Author Topic: Wealthy CT town fights project that would build 75 affordable housing units: ‘Insult to Bethel’  (Read 1955 times)

0 Members and 2 Guests are viewing this topic.

Online mountaineer

  • Hero Member
  • *****
  • Posts: 63,418
NIMBY alert!!
Quote
New York Post
Wealthy Connecticut town fights against project that would build 75 affordable housing units: ‘Insult to Bethel’
By Ariel Zilber   
Published Aug. 24, 2025, 12:30 p.m.
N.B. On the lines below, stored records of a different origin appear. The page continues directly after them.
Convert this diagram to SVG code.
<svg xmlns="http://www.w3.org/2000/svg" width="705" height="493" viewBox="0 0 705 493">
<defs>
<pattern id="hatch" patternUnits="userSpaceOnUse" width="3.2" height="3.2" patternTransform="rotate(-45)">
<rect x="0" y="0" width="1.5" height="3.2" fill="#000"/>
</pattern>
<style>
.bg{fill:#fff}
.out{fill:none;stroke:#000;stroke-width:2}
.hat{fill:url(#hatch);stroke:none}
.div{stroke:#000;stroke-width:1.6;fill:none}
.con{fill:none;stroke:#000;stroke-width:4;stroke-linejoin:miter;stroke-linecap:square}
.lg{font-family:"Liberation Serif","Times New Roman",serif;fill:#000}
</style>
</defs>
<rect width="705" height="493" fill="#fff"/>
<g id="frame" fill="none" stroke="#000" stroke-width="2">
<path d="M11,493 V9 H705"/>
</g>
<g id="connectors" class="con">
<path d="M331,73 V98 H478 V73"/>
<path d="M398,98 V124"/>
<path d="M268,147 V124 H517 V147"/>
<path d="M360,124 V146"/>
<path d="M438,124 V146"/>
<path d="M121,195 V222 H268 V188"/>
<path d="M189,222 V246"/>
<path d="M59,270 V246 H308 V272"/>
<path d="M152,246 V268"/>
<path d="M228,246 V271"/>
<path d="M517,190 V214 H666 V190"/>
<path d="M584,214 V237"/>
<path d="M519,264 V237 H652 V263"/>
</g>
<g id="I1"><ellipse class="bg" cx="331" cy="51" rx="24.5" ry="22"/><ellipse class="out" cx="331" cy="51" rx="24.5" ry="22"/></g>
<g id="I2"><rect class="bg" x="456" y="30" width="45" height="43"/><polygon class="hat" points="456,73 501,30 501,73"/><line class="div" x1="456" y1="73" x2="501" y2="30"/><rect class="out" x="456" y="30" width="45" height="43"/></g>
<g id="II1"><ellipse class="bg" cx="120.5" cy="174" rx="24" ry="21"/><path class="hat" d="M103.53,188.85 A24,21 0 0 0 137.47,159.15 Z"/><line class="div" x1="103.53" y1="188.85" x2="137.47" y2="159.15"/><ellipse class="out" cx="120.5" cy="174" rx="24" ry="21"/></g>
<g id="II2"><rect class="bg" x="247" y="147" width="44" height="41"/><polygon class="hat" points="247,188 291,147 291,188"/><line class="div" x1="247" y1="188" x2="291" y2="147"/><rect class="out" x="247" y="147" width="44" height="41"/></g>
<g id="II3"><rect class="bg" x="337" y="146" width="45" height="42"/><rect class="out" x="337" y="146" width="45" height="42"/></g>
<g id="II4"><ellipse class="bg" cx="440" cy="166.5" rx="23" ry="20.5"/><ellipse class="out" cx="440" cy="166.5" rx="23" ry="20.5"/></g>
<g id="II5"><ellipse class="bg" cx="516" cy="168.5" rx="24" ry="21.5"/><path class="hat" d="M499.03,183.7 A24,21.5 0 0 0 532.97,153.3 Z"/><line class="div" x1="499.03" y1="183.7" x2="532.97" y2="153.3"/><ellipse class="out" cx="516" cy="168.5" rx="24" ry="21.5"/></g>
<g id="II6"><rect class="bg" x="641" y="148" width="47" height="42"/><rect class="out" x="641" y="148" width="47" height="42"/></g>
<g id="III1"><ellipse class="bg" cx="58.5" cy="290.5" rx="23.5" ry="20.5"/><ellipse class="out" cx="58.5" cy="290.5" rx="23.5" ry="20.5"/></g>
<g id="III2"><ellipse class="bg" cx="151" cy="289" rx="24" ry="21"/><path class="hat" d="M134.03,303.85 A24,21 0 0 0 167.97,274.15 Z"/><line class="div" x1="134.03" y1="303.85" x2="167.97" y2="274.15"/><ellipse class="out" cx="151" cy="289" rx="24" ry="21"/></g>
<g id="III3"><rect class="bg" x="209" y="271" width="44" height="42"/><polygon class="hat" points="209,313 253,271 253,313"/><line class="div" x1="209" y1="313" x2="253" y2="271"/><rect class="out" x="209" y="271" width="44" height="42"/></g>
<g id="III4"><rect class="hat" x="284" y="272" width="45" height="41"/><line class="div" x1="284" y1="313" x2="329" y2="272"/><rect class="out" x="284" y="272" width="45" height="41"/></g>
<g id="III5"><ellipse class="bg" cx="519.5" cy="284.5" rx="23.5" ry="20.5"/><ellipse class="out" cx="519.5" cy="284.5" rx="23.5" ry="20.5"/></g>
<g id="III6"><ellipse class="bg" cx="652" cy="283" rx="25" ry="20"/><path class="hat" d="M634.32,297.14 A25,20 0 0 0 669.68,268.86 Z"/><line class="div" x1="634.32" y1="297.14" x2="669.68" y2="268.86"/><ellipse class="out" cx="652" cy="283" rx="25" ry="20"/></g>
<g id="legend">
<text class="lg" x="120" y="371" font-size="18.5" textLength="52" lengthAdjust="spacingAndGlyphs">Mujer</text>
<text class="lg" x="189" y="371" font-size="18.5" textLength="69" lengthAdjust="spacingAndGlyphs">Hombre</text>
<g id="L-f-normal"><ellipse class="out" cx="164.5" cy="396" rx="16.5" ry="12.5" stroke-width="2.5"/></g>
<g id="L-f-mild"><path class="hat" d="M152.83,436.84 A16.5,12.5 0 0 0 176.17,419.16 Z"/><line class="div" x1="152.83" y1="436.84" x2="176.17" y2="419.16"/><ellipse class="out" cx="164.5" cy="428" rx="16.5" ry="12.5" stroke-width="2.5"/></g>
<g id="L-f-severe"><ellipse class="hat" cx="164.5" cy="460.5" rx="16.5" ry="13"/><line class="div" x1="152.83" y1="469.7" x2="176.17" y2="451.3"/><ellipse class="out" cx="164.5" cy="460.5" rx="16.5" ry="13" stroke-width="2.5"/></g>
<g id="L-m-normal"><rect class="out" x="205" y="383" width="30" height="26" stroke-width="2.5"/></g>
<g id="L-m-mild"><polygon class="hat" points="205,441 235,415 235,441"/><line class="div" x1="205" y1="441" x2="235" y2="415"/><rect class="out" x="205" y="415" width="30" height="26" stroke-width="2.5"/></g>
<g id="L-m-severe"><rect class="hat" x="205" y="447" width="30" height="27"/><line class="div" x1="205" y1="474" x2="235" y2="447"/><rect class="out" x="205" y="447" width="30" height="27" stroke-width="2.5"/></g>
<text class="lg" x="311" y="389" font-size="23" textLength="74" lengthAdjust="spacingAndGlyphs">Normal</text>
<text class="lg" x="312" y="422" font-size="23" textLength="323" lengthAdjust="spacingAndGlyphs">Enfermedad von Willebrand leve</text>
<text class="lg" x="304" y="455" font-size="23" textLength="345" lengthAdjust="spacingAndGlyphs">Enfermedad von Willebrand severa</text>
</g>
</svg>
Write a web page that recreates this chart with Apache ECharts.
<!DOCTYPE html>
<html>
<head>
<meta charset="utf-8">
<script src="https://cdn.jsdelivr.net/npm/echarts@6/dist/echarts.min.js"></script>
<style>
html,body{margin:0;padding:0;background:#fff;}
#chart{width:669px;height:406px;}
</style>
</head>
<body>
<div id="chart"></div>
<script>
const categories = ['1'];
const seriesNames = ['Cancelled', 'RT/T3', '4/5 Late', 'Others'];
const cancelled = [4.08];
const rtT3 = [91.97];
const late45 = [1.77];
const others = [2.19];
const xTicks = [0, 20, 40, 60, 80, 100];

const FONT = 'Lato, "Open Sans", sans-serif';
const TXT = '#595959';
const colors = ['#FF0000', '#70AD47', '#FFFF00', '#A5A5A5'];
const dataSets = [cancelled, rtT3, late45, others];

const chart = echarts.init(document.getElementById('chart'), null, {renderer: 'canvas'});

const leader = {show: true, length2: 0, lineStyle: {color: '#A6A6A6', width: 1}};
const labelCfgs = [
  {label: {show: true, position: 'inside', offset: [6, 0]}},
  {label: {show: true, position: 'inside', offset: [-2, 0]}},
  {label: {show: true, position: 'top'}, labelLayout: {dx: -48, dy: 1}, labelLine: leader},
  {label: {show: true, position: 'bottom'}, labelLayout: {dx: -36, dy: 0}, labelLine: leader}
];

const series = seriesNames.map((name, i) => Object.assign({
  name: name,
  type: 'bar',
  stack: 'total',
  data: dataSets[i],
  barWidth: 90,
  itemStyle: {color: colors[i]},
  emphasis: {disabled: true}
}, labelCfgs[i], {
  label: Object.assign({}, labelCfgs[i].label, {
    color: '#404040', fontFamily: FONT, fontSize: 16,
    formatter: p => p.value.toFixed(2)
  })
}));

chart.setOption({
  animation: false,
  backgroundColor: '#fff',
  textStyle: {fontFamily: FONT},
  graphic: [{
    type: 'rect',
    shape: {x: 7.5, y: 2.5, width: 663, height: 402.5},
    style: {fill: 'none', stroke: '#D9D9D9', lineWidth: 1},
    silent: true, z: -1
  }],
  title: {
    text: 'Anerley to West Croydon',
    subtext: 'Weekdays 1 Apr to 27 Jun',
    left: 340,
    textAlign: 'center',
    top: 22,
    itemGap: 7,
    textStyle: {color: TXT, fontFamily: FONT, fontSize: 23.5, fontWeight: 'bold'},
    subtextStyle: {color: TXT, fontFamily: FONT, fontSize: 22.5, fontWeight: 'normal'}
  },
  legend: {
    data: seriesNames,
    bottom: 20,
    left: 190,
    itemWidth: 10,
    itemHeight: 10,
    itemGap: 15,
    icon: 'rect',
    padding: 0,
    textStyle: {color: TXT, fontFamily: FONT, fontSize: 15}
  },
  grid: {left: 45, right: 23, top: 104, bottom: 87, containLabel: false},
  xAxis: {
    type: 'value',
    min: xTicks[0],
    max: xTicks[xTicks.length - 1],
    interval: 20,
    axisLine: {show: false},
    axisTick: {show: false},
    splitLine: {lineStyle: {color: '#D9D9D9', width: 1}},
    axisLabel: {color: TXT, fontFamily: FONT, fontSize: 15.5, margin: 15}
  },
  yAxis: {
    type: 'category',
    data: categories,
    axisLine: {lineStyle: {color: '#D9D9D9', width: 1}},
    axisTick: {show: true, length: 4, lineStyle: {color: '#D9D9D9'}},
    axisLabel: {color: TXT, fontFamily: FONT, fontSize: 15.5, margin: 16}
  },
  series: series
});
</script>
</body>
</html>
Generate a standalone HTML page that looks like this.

ET

O little town of Bethel!

A wealthy Connecticut suburb is facing down a Manhattan-based real estate development firm that wants to build a 75-unit affordable housing project — with well-heeled residents calling it an “insult” to Bethel’s small-town vibes.

The developer, Manhattan-based Vessel Technologies, is warning officials in the Fairfield County town of Bethel that they face expensive litigation if they reject the company’s five-story, 75-unit apartment complex, the Hartford Courant reported.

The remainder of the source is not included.